**Task data**.
---

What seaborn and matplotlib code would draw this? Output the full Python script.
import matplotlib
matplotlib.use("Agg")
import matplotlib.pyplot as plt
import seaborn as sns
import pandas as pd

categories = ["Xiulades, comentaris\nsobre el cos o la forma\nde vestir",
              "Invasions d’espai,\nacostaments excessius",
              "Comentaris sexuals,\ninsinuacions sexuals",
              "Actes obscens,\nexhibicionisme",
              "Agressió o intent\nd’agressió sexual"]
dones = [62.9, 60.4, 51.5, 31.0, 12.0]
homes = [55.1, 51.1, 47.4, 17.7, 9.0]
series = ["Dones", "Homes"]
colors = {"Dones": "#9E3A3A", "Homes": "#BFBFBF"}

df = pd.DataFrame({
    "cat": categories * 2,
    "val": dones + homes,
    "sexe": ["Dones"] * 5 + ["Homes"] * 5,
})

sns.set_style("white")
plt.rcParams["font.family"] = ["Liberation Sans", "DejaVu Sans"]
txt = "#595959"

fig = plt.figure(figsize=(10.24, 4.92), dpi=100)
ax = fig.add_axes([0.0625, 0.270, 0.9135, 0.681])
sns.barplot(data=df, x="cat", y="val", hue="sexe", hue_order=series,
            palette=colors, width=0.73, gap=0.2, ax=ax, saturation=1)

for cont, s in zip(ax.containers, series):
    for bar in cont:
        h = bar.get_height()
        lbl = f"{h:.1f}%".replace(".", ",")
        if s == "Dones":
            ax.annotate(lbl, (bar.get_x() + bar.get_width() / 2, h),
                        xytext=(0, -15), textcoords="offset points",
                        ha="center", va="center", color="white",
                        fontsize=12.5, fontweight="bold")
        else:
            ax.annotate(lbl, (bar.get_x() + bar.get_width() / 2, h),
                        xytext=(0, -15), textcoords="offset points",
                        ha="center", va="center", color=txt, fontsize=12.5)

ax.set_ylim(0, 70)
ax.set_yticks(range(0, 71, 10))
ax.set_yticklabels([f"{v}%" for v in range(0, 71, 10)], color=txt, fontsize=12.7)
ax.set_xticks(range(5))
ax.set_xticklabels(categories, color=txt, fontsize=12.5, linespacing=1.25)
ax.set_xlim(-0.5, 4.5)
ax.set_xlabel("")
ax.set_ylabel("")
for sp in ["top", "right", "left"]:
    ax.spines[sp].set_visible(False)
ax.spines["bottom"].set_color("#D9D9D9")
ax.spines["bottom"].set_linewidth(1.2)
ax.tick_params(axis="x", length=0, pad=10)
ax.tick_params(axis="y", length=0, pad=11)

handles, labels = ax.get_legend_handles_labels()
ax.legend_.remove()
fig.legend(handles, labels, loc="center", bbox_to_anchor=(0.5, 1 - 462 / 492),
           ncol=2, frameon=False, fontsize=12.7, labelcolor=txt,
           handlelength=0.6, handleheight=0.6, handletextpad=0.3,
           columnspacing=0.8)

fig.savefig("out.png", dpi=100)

---

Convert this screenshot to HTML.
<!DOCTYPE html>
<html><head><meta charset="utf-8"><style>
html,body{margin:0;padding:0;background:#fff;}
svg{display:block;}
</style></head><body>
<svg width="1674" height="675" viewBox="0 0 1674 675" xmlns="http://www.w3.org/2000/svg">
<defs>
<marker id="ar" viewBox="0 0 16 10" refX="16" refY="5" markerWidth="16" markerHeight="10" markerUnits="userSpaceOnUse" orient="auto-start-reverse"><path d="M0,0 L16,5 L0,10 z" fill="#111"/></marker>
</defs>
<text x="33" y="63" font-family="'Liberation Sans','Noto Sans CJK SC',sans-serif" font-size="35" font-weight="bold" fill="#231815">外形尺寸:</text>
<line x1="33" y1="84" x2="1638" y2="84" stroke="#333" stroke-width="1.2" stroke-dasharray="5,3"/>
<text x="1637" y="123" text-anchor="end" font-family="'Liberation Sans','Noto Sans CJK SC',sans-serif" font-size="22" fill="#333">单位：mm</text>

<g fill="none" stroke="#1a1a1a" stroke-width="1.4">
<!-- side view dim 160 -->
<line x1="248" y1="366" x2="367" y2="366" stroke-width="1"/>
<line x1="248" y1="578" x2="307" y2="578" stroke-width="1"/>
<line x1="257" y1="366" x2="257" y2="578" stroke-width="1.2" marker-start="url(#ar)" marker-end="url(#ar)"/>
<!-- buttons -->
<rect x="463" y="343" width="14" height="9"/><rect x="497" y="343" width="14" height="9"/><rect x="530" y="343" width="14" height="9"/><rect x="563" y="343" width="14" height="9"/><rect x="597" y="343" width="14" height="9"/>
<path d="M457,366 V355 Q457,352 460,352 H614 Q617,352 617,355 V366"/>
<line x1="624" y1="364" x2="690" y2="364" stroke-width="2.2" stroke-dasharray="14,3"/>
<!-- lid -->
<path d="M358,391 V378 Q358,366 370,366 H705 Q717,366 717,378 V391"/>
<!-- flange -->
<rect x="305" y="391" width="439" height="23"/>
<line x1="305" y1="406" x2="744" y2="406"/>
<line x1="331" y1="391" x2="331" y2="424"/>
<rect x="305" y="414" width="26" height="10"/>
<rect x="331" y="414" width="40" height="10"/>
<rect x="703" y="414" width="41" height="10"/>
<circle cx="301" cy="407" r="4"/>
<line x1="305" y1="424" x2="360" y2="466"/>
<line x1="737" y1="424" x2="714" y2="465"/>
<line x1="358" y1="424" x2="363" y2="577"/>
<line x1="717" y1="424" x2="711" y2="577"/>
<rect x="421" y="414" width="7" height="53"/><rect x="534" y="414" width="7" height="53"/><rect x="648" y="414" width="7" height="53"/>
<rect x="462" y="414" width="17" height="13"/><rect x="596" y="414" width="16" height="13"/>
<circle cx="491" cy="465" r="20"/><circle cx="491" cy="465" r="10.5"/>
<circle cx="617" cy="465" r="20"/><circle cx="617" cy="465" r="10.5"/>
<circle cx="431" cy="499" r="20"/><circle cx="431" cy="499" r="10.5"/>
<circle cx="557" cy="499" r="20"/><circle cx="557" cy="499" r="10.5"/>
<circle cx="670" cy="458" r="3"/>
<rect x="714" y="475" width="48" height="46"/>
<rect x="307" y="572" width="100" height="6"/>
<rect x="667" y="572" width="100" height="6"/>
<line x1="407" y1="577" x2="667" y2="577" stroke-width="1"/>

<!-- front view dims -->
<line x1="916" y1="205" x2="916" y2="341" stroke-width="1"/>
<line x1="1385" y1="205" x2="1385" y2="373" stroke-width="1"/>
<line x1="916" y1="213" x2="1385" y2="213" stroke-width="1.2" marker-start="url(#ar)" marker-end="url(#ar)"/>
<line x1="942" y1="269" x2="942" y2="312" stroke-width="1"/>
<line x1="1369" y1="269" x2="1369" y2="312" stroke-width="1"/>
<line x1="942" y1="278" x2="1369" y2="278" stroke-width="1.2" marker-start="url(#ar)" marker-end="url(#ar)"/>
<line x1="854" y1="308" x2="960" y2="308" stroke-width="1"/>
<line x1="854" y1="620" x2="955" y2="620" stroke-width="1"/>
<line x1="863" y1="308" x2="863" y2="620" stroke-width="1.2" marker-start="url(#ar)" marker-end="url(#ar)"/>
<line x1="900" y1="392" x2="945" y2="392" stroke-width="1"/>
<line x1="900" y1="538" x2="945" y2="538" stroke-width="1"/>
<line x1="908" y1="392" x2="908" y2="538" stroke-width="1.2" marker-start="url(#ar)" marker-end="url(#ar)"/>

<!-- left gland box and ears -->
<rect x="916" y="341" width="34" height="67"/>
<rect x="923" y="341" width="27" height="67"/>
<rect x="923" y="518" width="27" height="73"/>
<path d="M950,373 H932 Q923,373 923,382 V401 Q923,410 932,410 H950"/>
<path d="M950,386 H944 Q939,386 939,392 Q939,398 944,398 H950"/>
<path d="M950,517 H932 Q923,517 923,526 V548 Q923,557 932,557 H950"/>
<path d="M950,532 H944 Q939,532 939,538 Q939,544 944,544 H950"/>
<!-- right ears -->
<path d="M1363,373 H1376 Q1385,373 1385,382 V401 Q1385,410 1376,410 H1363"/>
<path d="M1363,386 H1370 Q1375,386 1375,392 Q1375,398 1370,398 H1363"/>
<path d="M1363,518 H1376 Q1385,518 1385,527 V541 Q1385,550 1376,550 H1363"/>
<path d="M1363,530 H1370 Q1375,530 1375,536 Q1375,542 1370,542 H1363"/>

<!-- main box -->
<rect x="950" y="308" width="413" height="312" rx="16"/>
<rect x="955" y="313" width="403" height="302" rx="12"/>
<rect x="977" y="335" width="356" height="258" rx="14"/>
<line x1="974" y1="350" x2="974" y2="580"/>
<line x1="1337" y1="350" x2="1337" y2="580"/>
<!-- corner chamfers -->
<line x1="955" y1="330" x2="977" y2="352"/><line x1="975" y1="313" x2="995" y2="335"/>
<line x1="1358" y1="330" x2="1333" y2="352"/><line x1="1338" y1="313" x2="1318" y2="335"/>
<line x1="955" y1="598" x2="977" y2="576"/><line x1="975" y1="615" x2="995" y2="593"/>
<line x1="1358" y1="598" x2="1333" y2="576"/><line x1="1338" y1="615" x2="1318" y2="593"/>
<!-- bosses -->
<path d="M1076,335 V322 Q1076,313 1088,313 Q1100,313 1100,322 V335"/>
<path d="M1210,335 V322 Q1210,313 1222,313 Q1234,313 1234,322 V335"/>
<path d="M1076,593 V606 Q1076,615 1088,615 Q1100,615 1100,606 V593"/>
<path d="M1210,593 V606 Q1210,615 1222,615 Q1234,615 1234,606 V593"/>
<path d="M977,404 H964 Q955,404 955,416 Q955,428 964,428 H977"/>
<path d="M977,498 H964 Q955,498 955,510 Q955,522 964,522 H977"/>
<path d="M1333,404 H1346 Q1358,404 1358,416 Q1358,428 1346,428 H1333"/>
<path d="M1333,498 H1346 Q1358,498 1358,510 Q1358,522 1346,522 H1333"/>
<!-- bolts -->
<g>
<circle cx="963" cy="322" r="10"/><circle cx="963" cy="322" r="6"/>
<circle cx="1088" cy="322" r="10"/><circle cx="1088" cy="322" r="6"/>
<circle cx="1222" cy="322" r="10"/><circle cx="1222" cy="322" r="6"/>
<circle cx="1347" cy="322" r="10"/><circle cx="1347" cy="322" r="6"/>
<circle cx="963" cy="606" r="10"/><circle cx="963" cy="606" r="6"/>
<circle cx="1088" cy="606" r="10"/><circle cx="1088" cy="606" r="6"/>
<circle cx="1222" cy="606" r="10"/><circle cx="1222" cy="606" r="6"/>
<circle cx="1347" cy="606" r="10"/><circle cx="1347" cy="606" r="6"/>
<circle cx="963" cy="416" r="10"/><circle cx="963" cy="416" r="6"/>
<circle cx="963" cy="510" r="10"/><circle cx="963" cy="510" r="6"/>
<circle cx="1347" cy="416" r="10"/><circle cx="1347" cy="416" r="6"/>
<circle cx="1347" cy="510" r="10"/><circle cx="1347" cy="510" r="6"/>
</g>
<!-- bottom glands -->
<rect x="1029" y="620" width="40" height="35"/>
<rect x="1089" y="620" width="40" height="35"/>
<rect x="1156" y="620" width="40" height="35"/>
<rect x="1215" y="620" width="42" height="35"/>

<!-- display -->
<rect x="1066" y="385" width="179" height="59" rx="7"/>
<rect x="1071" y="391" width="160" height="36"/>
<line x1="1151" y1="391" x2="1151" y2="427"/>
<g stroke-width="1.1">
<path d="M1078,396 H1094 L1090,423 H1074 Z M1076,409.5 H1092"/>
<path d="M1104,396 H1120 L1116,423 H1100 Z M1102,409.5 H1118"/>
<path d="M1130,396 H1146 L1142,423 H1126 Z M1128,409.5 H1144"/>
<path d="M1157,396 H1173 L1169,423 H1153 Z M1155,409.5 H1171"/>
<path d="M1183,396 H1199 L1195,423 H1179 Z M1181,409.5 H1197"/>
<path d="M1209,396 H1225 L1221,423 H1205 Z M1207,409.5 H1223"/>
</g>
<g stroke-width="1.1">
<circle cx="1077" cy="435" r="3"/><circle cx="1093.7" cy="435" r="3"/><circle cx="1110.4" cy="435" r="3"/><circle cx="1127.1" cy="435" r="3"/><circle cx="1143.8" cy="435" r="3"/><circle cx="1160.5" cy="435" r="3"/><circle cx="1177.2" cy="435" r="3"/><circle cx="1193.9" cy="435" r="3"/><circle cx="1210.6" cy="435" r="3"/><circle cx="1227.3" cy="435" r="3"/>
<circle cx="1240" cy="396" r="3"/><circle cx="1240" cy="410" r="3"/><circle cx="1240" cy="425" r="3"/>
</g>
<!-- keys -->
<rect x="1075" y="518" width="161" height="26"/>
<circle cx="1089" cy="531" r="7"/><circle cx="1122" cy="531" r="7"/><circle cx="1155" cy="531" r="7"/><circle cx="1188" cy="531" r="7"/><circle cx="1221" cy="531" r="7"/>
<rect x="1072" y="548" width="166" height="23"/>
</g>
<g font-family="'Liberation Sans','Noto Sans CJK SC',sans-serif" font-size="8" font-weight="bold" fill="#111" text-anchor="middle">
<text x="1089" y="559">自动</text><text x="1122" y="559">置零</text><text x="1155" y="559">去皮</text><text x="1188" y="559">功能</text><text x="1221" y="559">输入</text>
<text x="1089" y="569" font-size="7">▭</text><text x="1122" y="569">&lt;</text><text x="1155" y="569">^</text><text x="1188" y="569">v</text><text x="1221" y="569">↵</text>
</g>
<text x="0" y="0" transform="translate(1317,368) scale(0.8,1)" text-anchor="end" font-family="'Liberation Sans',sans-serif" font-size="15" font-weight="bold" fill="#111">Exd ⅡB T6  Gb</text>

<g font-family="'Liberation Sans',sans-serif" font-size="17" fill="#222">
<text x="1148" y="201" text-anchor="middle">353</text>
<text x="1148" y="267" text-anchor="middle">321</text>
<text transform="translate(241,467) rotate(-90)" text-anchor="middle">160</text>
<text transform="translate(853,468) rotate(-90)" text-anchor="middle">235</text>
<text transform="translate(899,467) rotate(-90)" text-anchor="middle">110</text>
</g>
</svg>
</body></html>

---

**Exercise**.
Copy out the lines in which the string "this" appears.

**Result below**.
What seaborn and matplotlib code would draw this? Output the full Python script.
Convert this screenshot to HTML.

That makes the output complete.